世界最大のキリスト教人道支援団体のひとつ、ワールド・ビジョン(WV)の国際本部が北朝鮮に対する食糧支援などの関係を今後も継続する方針を固めたことが8日までにわかった。北朝鮮は先月22日、人道支援事業の年内打ち切りを国連などに求めていた。
7日付の米紙クリスチャンポストによると、リン・アーノルドWVアジア太平洋副代表は3日(日本時間4日)、同紙に対し、北朝鮮に対する支援を継続し「長期的な関係と成果によって信頼と変化がもたらされると信じる」と説明した。
WVは北朝鮮国民への支援を10年間継続してきた。この期間、WVは同国内に食料麺工場を建設し、麺の生産を通して国民の自給を支援した。
アーノルド氏は「あらゆる市民や共同体と対等に接し、彼等の生産力と自給力を高め、さらに向上心を育てることがWVの基本理念だ。これは簡単な作業ではない。しかし、これらを達成するため、我々は思慮深く、忍耐強く、熱心に、信仰をもって取り組むべきだ」と語った。

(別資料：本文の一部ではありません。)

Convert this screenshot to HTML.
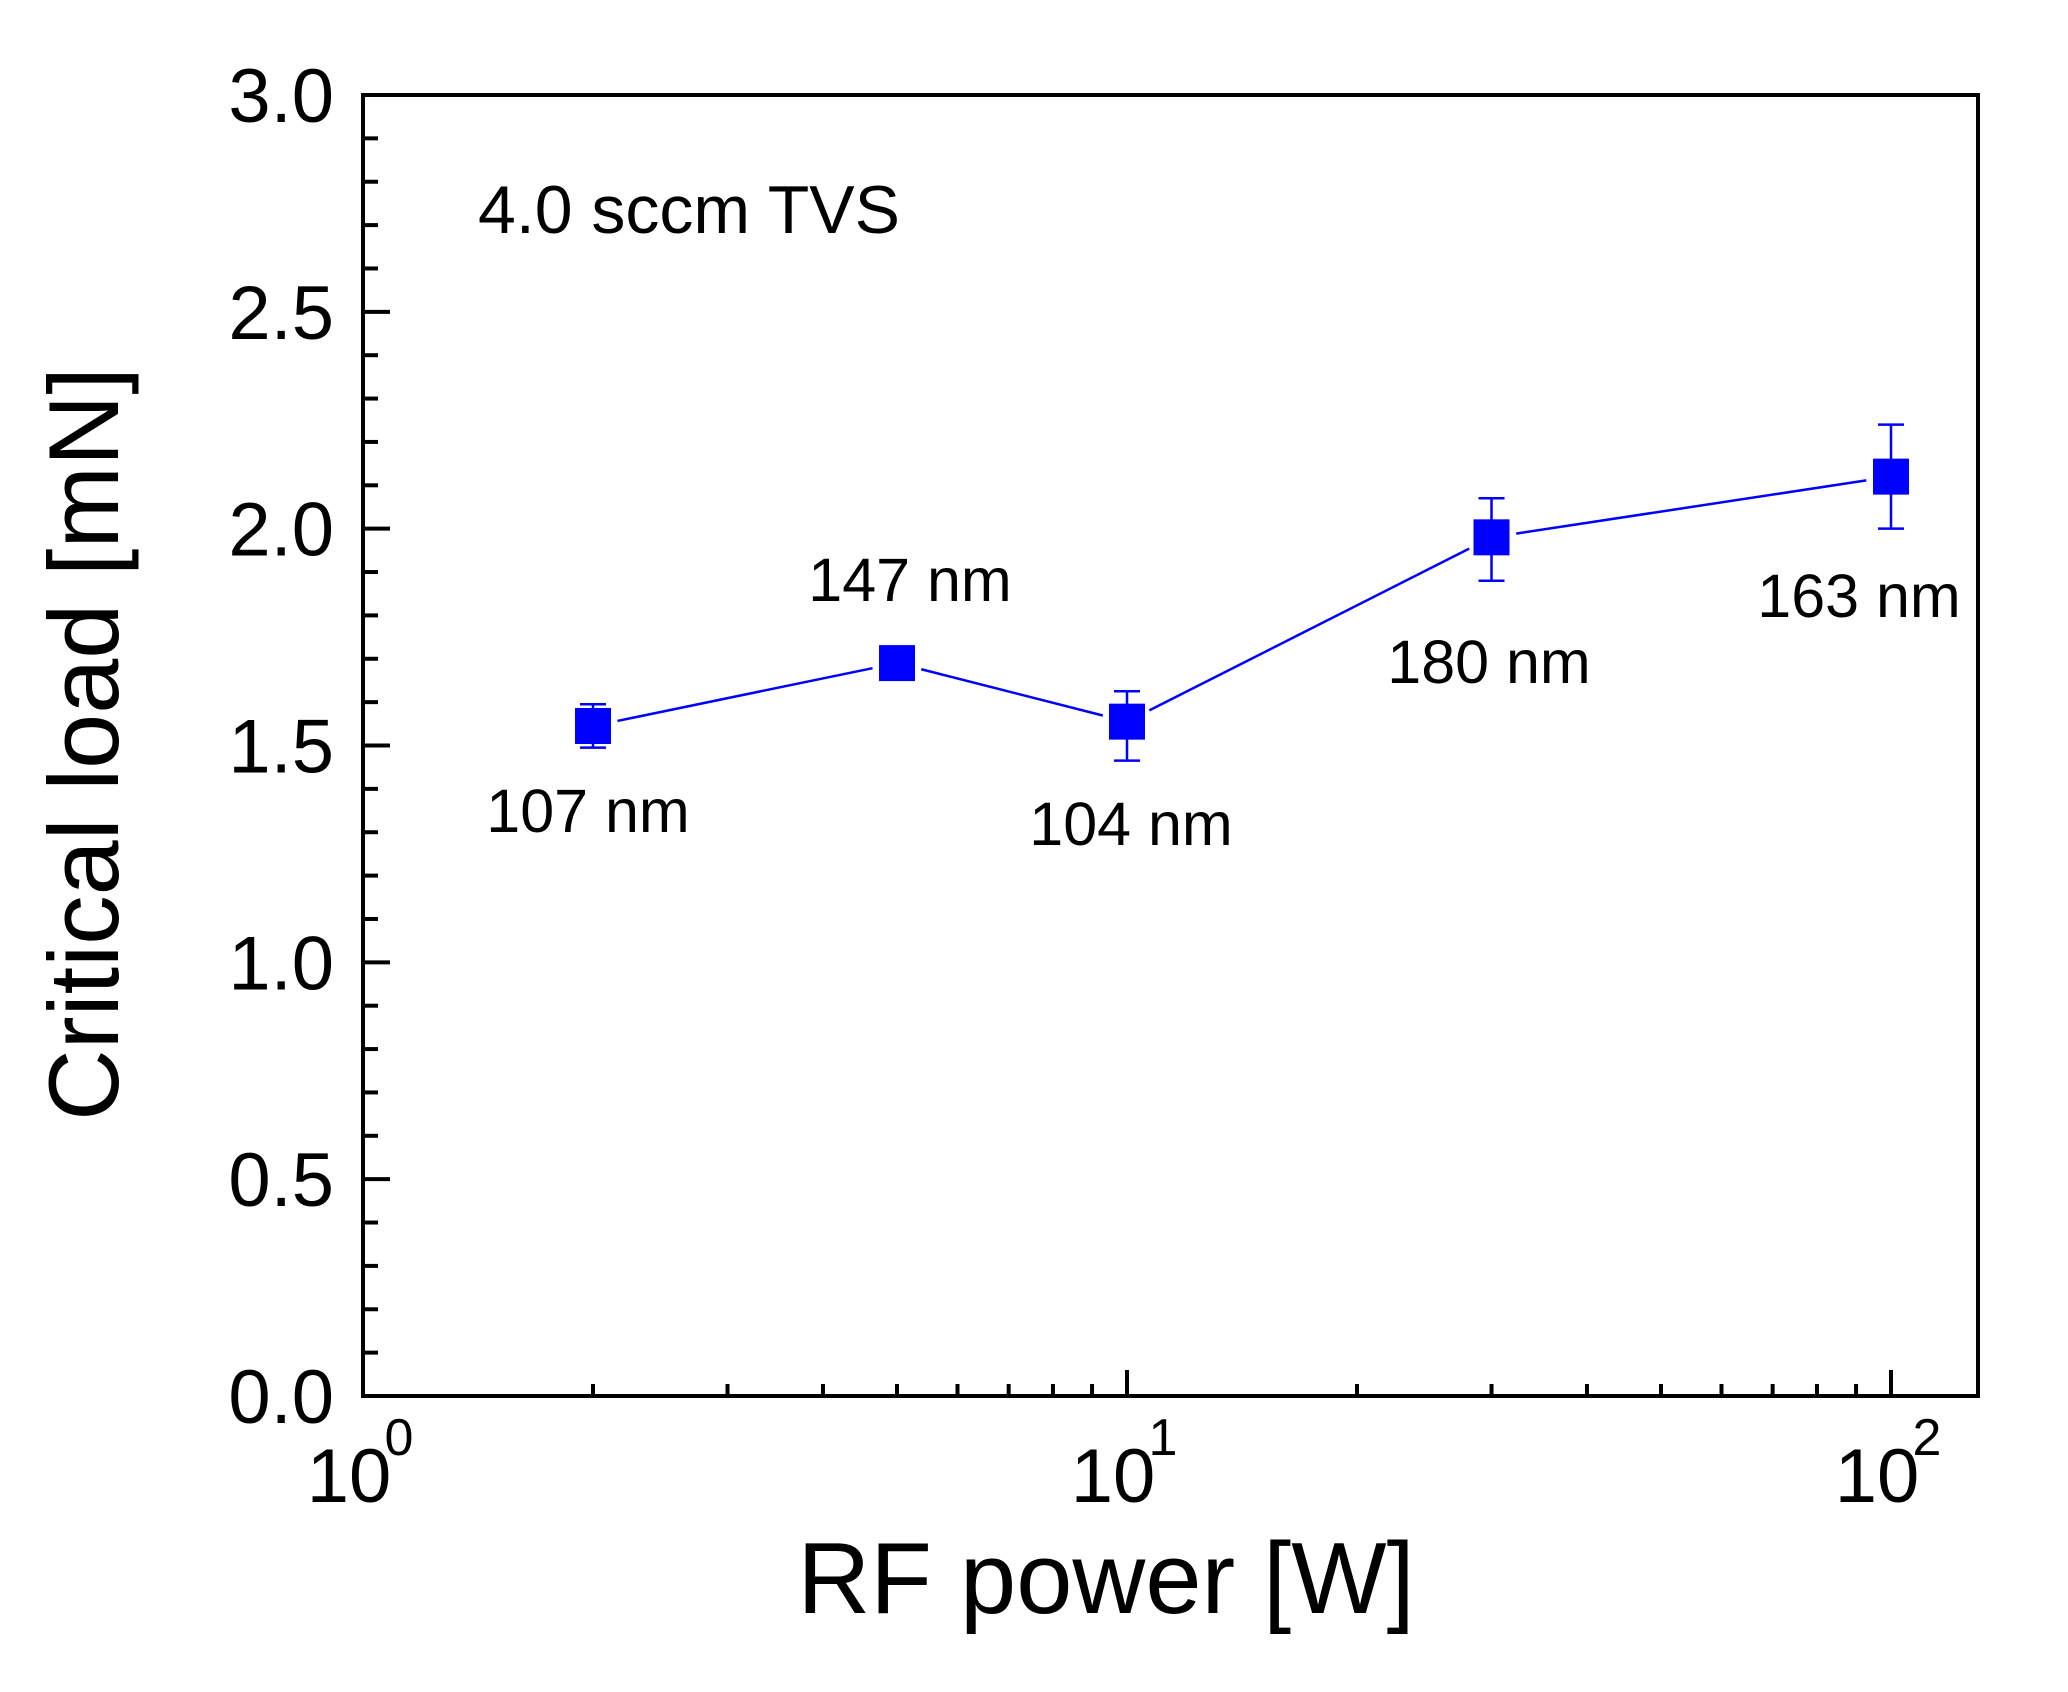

北朝鮮内で活動している外国の非政府組織(NGO)は12団体。WVはこれら在北の団体に含まれていないが、年間平均3−4回、同国を訪問して政府幹部と面会し、支援プログラムを実施している。
北朝鮮が人道支援事業の打ち切りを要求する真意についてはNGO諸団体が調査中だが、「北朝鮮への支援は継続するべき」との認識が一般的だ。
北朝鮮は、食糧難の深刻化した1995年以降、世界食糧計画(WFP)や国連食糧農業機関(FAO)など多数の人道支援団体から食糧等の援助を受けてきた。ききんによる同国内の被害状況については、複数の国際機関が「200万人以上が餓死した模様」との研究結果を発表している。
北朝鮮が今年の穀物生産について、’95年以降で最高となる500万トン近くに達するとの見通しを今月発表した。だが、WFPは「国際社会からの支援がなければ依然として不足分は大きい」とみている。